Pendant ce temps, la Chambre des communes fait sa prière, semblable à celle de Saguenay. Mais la théorie du privilège parlementaire fait en sorte que les tribunaux n'interviennent pas dans le fonctionnement interne du Parlement, même sur des questions de Charte des droits.

La Cour européenne des droits de l'homme, de son côté, a déclaré valide la loi italienne qui impose la présence d'un crucifix dans chaque classe du pays.

Aux États-Unis, les causes sont multiples et le texte, différent. Aussi est-il un peu surprenant de voir notre Cour d'appel s'inspirer d'un jugement majoritaire de la Cour suprême américaine dans une affaire du Nebraska.

Quoi qu'il en soit, sur le fond, la récitation d'une prière dans une enceinte politique n'est pas vraiment défendable. Si elle était récitée par des hindous, perdrait-elle son caractère culturel et historique? Ils ont, paraît-il, 700 divinités...

Même en invoquant «Dieu tout-puissant», on exclut les croyants de religions polythéistes, les animistes et, bien sûr, les athées.
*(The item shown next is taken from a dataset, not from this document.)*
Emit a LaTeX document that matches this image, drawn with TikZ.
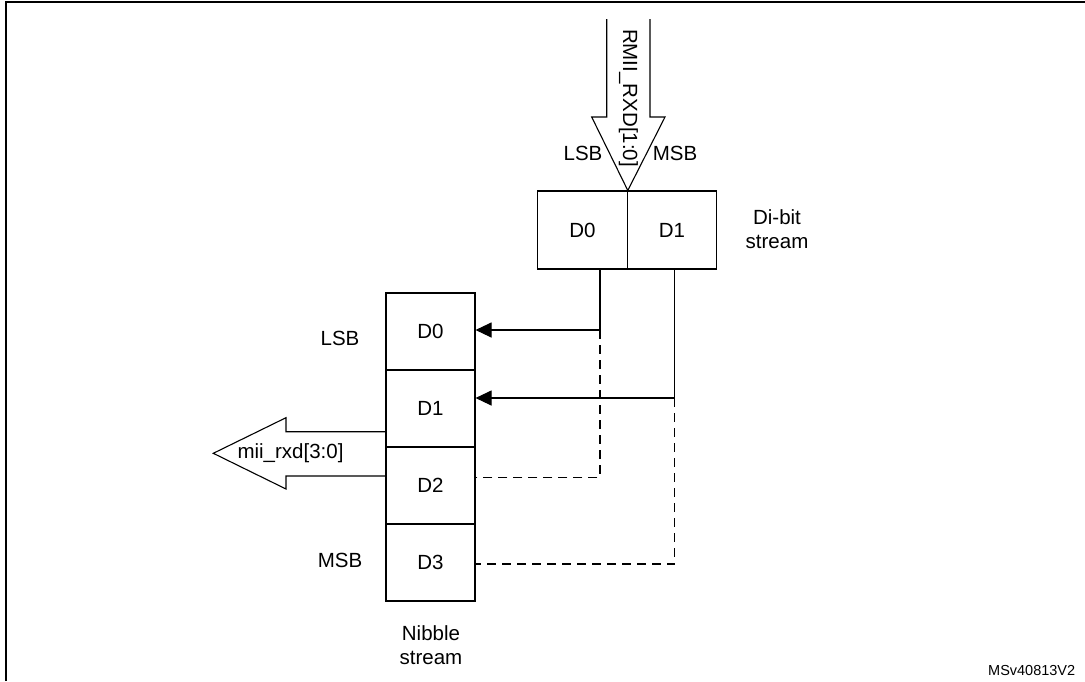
\documentclass[tikz,border=0pt]{standalone}
\usepackage{fontspec}
\setmainfont{Liberation Sans}
\usetikzlibrary{arrows.meta}
\begin{document}
\begin{tikzpicture}[x=1pt,y=-1pt,
  line width=1.1pt,
  txt/.style={font=\fontsize{20.5}{24}\selectfont, inner sep=0pt, align=center},
  cell/.style={draw, line width=1.1pt, minimum width=89pt, font=\fontsize{20.5}{24}\selectfont, inner sep=0pt},
  dcell/.style={cell, minimum width=89.5pt, minimum height=78pt},
  ncell/.style={cell, minimum height=77pt},
  conn/.style={-{Triangle[length=16pt,width=15pt]}, line width=1.1pt},
  dconn/.style={dashed, dash pattern=on 9pt off 6pt, line width=1.1pt},
  bigarrow/.style={line width=1.1pt, line join=miter}
]
\useasboundingbox (0,0) rectangle (1085,681);
% frame (left and top edges)
\draw[line width=2pt] (6,681) -- (6,1.5) -- (1085,1.5);

% di-bit stream cells
\node[dcell] (dD0) at (582.5,230) {D0};
\node[dcell] (dD1) at (672,230) {D1};
\node[txt] (dibit) at (777,229) {Di-bit\\stream};

% nibble stream cells
\node[ncell] (nD0) at (430.5,331.5) {D0};
\node[ncell] (nD1) at (430.5,408.5) {D1};
\node[ncell] (nD2) at (430.5,485.5) {D2};
\node[ncell] (nD3) at (430.5,562.5) {D3};
\node[txt] (nib) at (431,645) {Nibble\\stream};

\node[txt] (lsbL) at (340,338) {LSB};
\node[txt] (msbL) at (340,560) {MSB};

% top input arrow
\coordinate (tip) at (dD0.north east);
\draw[bigarrow] (606.7,19) -- (606.7,117) -- (591.7,117) -- (tip) -- (665,117) -- (650,117) -- (650,19);
\node[txt, rotate=-90] (rmii) at (628.3,98) {RMII\_RXD[1:0]};
\node[txt] (lsbT) at (583,153) {LSB};
\node[txt] (msbT) at (675,153) {MSB};

% left output arrow
\draw[bigarrow] (nD1.west |- 0,431.7) -- (286,431.7) -- (286,417.7) -- (213.3,453.3) -- (286,489) -- (286,476) -- (nD2.west |- 0,476);
\node[txt] (mii) at (290.5,453) {mii\_rxd[3:0]};

% connectors
\coordinate (c1) at (600,330);
\coordinate (c2) at (674.7,398);
\coordinate (c1b) at (600,477.3);
\coordinate (c2b) at (674.7,564);
\draw[line width=1.1pt] (dD0.south -| c1) -- (c1);
\draw[conn] (c1) -- (c1 -| nD0.east);
\draw[line width=1.1pt] (dD1.south -| c2) -- (c2);
\draw[conn] (c2) -- (c2 -| nD1.east);
\draw[dconn] (c1) -- (c1b) -- (c1b -| nD2.east);
\draw[dconn] (c2) -- (c2b) -- (c2b -| nD3.east);

\node[font=\fontsize{14.5}{17}\selectfont, inner sep=0pt] (id) at (1031.7,670) {MSv40813V2};
\end{tikzpicture}
\end{document}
J'insiste: ça ne me dérange pas vraiment qu'à Saguenay on fasse ça. Mais posons la question en termes juridiques: comment peut-on prétendre que ça n'atteint pas la neutralité religieuse de l'État?

Que M. Simoneau ne se soit pas senti obligé d'adhérer à une religion en entendant son conseil municipal n'indique pas que la prière est neutre. Cela signifie simplement que c'est un cas mineur de non-neutralité. C'en est un quand même!

La Cour d'appel a bien raison de fustiger le Tribunal des droits de la personne, qui a admis comme «expert» un militant du mouvement laïque, lui-même plaignant dans une cause semblable à Outremont! C'est franchement gênant.

Mais elle se permet de faire un détour pour sermonner le maire Tremblay. Selon quelle logique? S'il a le droit de prier, pourquoi n'a-t-il pas le droit de professer sa foi sur la place publique, hors du conseil? S'il fait un signe de croix avant la prière, ce n'est pas un manque au devoir de réserve. C'est un manque de neutralité d'un élu. Or, justement, il ne veut pas être neutre! Il me semble qu'il devrait cesser de prier à l'hôtel de ville et qu'il s'exprime abondamment sur sa foi à l'extérieur. La Cour d'appel pense exactement le contraire.

Bref, un jugement qui me paraît manquer de rigueur juridique. Tout ceci finira en Cour suprême, soit par le chemin du Québec, soit par celui de l'Ontario. (Et sera défait, j'espère.)

Et quoi qu'il advienne, même en abolissant les prières dans les enceintes d'élus, on n'est pas obligés de déboulonner la croix du mont Royal.